The front-end of our store has worked just fine so far (not done testing yet), but the admin side has had error after error. Most have had a satisfyingly simple solution (Oh, I forgot to merge this file... Oh, for some reason this file didn't upload...) Up until I encountered this one:
Code:
WARNING: An Error occurred, please refresh the page and try again.
Following this error log in the cache directory...
Code:
PHP Fatal error: 1054:Unknown column 'SUPERUSER_PROFILE' in 'where clause' :: SELECT admin_id from admin
WHERE admin_id = 2
AND admin_profile = SUPERUSER_PROFILE in /var/www/sites/pocketdoorproducts/includes/classes/db/mysql/query_factory.php on line 101
...I wound up at line 53 of /admin/includes/functions/admin_access.php, specifically staring that SUPERUSER_PROFILE in the face.
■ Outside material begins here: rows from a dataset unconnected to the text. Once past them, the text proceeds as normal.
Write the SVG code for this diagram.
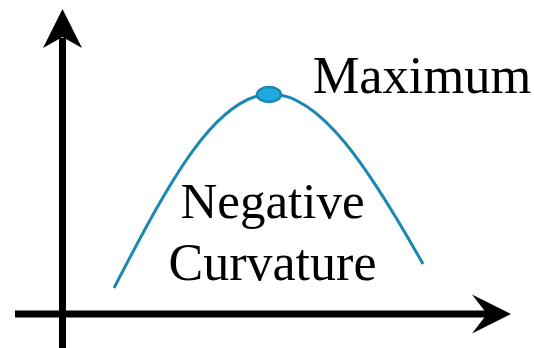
<svg xmlns="http://www.w3.org/2000/svg" width="534" height="348" viewBox="0 0 534 348">
<style>
.axis{stroke:#000;stroke-width:7;fill:none}
.head{fill:#000}
.curve{stroke:#1b88b2;stroke-width:3;fill:none}
.lbl{font-family:"Liberation Serif","Times New Roman",serif;fill:#000}
</style>
<rect width="534" height="348" fill="#fff"/>
<g id="connectors">
<g id="y-axis">
<line class="axis" x1="62.5" y1="38" x2="62.5" y2="348"/>
<polygon class="head" points="62.5,9 82,48 62.5,37 43,48"/>
</g>
<g id="x-axis">
<line class="axis" x1="15" y1="314" x2="488" y2="314"/>
<polygon class="head" points="511,314 472,333.5 487,314 472,294.5"/>
</g>
<path id="curve" class="curve" d="M114,288 C170,180 215,97 269,94 C320,92 370,170 423,264"/>
</g>
<g id="maximum">
<ellipse cx="269" cy="94.5" rx="12" ry="7.5" fill="#1fa9e1" stroke="#1b88b2" stroke-width="2.5"/>
<text class="lbl" x="422" y="93" font-size="52.5" text-anchor="middle">Maximum</text>
</g>
<g id="negative-curvature">
<text class="lbl" x="272.5" y="218" font-size="51" text-anchor="middle">Negative</text>
<text class="lbl" x="272.5" y="280" font-size="52" text-anchor="middle">Curvature</text>
</g>
</svg>
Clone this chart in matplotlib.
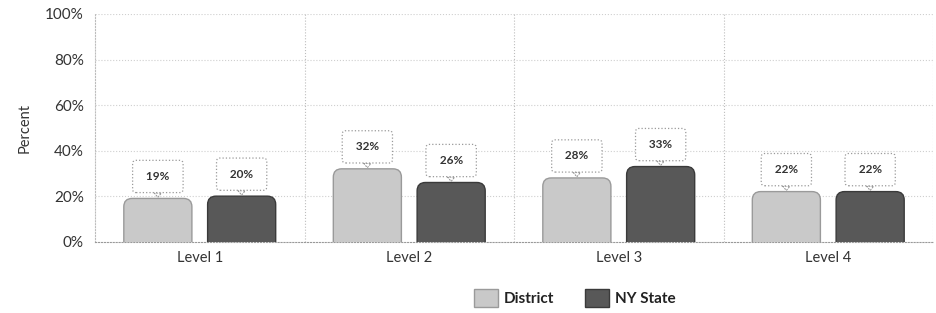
import matplotlib
matplotlib.use("Agg")
import matplotlib.pyplot as plt
from matplotlib.patches import FancyBboxPatch, Patch
import numpy as np

# data
levels = ["Level 1", "Level 2", "Level 3", "Level 4"]
district = [19, 32, 28, 22]
ny_state = [20, 26, 33, 22]
yticks = [0, 20, 40, 60, 80, 100]

plt.rcParams['font.family'] = ['Lato', 'DejaVu Sans']

fig = plt.figure(figsize=(9.36, 3.13), dpi=100)
ax = fig.add_axes([0.1015, 0.2278, 0.8953, 0.7275])

x = np.arange(len(levels))
width = 0.325
offset = 0.2

series = [
    (district, -offset, "#c9c9c9", "#9a9a9a", "District"),
    (ny_state, offset, "#585858", "#3a3a3a", "NY State"),
]

# px per unit: x 209.5 px, y (1%) 2.277 px
aspect = 209.5 / 2.277
r = 0.04

for vals, off, fc, ec, name in series:
    bars = ax.bar(x + off, vals, width, color=fc)
    for b in bars:
        b.set_visible(False)
        # extend below zero so only the top corners look rounded
        p = FancyBboxPatch((b.get_x(), -10), b.get_width(), b.get_height() + 10,
                           boxstyle=f"round,pad=0,rounding_size={r}",
                           mutation_aspect=aspect, fc=fc, ec=ec, lw=1.0,
                           zorder=3)
        ax.add_patch(p)
    for xi, v in zip(x + off, vals):
        ax.annotate(f" {v}% ", xy=(xi, v + 0.5), xytext=(0, 15),
                    textcoords="offset points", ha="center", va="center",
                    fontsize=8.5, fontweight="bold", color="#333333",
                    zorder=5,
                    bbox=dict(boxstyle="round,pad=0.9,rounding_size=0.3",
                              fc="white", ec="#9a9a9a", ls=":", lw=0.9),
                    arrowprops=dict(arrowstyle="wedge,tail_width=0.6,shrink_factor=0.5",
                                    fc="white", ec="#9a9a9a", ls=":", lw=0.8,
                                    shrinkA=0, shrinkB=0))

ax.set_xlim(-0.5, len(levels) - 0.5)
ax.set_ylim(0, 100)
ax.set_yticks(yticks)
ax.set_yticklabels([f"{t}%" for t in yticks])
ax.set_xticks(x)
ax.set_xticklabels(levels)
ax.tick_params(axis='y', length=0, labelsize=11, colors="#333333", pad=8)
ax.tick_params(axis='x', length=0, labelsize=10.5, colors="#333333", pad=7)
ax.set_ylabel("Percent", fontsize=10.5, color="#333333", labelpad=10)

# grid
for t in yticks[1:]:
    ax.axhline(t, color="#cfcfcf", lw=0.8, ls=":", zorder=1)
for b in np.arange(0.5, len(levels) - 0.5, 1.0):
    ax.axvline(b, color="#bdbdbd", lw=0.8, ls=":", zorder=1)
ax.axvline(len(levels) - 0.5, color="#bdbdbd", lw=0.8, ls=":", zorder=1)

for s in ["top", "right"]:
    ax.spines[s].set_visible(False)
ax.spines["left"].set_color("#bdbdbd")
ax.spines["left"].set_linestyle(":")
ax.spines["bottom"].set_color("#999999")
ax.spines["bottom"].set_linestyle(":")

handles = [Patch(fc=fc, ec=ec, label=name) for _, _, fc, ec, name in series]
leg = fig.legend(handles=handles, loc="center", bbox_to_anchor=(0.614, 0.047),
                 ncol=2, frameon=False, fontsize=11, handlelength=1.55,
                 handleheight=1.4, columnspacing=2.0, handletextpad=0.4)
for t in leg.get_texts():
    t.set_fontweight("bold")
    t.set_color("#222222")

fig.savefig("out.png", dpi=100)
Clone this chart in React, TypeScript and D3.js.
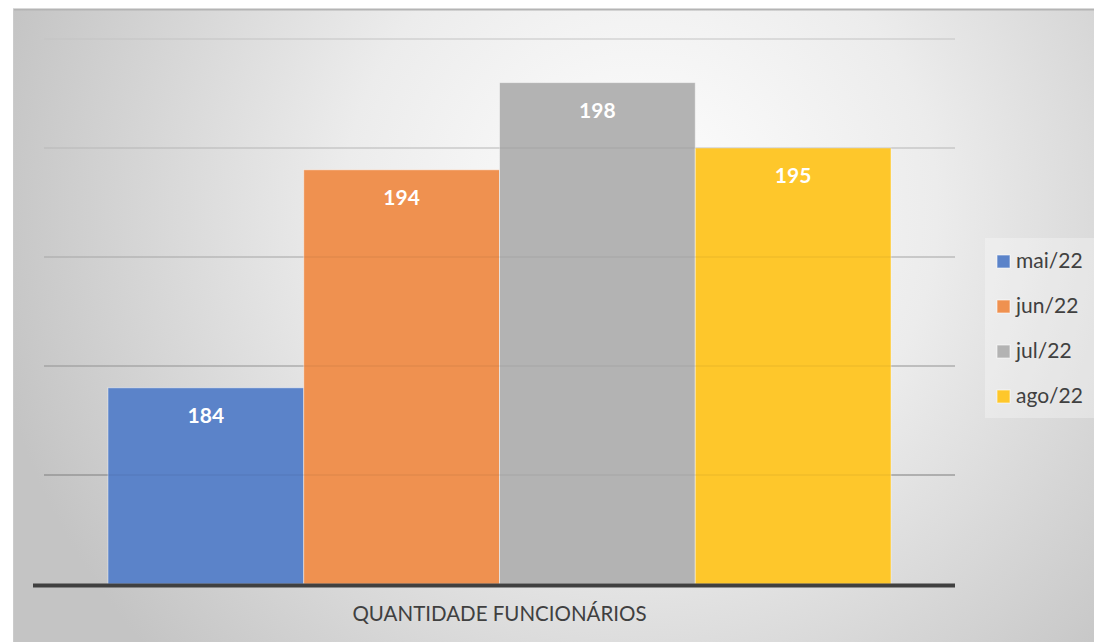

For some odd reason the SQL query is receiving the string quite literally as SUPERUSER_PROFILE instead of substituting it for the number 1 as defined in /admin/includes/init_includes/init_admin_auth.php.
What's got me, though, is it's receiving the value for ADMIN_TABLE just fine. I hard-code in the value of 1 in place of SUPERUSER_PROFILE and it loads right up.
My question then is: What are the drawbacks to just leaving that? I'm not real keen on the idea, but the boss is getting antsy. Would I just be committing sacrilege or will this break some functionality that I'm not seeing?